Politicians for years have been espousing the societal benefits of widespread home ownership. The points seem difficult to contest, although not impossible. Anyone who believes that less government is better should then believe that government subsidy of any part of the economy is not a good thing. Even for the likely majority that believes this particular subsidy is a good thing, any thinking person among the group should agree that there is a limit. I content that the limit was long ago reached. Buyer’s complacency in this market is widespread. Buyer’s may not draw a parabola of probabilities, but instinctively they think in these terms. The problem with individuals’ intuitive parabolas is that they tend to be much fatter in the direction of the trend. With real estate in particular, there is a now deeply embedded culture of non-risk, characterized by common sayings such as “real estate alway goes up”, “they can’t make any more land”, or “worst case, you own the real estate”. These statements MIGHT be OK if nobody borrowed money to purchase real estate, nobody ever sold or intended to sell, nobody died, and nobody cared if they lost money.

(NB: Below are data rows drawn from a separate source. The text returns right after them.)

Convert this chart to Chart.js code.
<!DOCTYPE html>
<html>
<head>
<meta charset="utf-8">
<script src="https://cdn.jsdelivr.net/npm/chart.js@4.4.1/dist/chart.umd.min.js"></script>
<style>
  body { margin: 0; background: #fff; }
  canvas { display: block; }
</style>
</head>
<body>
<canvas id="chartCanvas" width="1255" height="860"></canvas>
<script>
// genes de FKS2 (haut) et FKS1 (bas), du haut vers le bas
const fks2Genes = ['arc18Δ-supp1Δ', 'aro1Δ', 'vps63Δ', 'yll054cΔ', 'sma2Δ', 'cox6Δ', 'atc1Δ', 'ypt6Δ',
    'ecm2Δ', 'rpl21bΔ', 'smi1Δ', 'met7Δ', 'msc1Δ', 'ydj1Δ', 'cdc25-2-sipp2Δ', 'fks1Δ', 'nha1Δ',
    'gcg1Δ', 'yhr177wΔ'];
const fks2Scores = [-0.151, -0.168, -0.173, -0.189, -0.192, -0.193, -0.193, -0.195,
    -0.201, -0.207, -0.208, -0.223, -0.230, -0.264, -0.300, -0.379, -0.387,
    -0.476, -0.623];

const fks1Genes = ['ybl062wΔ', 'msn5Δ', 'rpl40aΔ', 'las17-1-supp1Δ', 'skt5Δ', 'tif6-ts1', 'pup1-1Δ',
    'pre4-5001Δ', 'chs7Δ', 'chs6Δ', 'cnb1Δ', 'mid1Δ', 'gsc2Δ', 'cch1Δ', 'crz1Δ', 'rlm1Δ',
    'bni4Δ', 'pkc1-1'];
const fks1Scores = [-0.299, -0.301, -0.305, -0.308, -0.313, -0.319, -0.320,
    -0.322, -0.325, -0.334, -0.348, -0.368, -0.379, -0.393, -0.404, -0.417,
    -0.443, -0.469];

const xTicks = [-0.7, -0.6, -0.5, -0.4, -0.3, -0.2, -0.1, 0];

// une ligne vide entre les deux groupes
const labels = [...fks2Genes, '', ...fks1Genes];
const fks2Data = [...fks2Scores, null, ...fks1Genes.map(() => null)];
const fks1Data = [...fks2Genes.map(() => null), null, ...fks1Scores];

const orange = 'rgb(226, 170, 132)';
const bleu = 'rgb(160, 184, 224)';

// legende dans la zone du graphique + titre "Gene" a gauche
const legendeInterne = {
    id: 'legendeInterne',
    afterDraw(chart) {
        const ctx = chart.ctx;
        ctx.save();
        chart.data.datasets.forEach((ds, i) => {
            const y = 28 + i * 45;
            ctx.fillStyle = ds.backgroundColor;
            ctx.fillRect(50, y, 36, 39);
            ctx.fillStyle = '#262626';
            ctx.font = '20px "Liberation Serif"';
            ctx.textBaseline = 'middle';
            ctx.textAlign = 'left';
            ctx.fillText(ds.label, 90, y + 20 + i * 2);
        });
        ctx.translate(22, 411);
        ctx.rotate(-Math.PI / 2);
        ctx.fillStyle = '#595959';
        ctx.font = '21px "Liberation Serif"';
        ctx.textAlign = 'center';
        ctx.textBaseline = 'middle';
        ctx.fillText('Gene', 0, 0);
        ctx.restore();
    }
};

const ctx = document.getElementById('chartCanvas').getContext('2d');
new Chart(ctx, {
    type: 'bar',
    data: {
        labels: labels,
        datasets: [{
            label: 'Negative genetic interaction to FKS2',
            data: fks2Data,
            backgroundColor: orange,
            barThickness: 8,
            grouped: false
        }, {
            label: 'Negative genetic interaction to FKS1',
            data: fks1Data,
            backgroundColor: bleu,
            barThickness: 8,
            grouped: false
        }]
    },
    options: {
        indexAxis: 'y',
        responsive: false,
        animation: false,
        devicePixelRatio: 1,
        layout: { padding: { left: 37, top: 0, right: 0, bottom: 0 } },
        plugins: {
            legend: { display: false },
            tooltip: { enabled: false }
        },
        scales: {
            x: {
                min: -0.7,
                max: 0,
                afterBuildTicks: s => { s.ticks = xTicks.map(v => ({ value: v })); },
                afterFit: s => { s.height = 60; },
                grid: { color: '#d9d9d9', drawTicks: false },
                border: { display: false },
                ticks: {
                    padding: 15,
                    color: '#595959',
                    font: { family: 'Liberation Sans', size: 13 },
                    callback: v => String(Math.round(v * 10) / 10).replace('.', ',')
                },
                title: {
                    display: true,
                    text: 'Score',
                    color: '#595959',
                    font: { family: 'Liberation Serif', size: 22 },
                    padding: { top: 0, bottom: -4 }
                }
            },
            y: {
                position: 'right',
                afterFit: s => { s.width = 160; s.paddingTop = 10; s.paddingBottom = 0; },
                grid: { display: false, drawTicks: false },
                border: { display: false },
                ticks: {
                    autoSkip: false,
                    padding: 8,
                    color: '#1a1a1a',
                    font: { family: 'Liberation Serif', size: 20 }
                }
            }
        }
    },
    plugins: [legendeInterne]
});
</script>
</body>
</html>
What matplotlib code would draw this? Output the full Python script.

Obviously, this is not how the world works.

“It’s only when the tide goes out that you can see who’s swimming naked.”
~Warren Buffet

Finally, no discussion of the residential real estate bubble is complete without discussing the enormous increase in non-traditional financial methods, specifically variable rate mortgages. Buyers are borrowing money with payments they can barely afford as is, in a relatively favorable employment environment, and taking significant risks that there mortage payments will increase VERY meaningfully. The risk of all this is GLOBAL DEPRESSION. It has almost become my expectation. This one is bigger than the stock market crash. I cannot see a clear way out of this mess. Likely the crash in residential real estate, which I now believe will exceed 20%, will initially be fueled by higher interest rates, only to be further fueled by panic selling. In the end 20% may turn out to be way to conservative. With all this being said, let me quickly throw in the caveat that I HAVE NO IDEA, of about anything, for that matter. These are only opinions, and concerns, I suppose. However, I would have expressed similar concerns, albeit less adamantly, about 30% ago. Time will tell…

“The pessimist complains about the wind; the optimist expects it to change; the realist adjusts the sails”.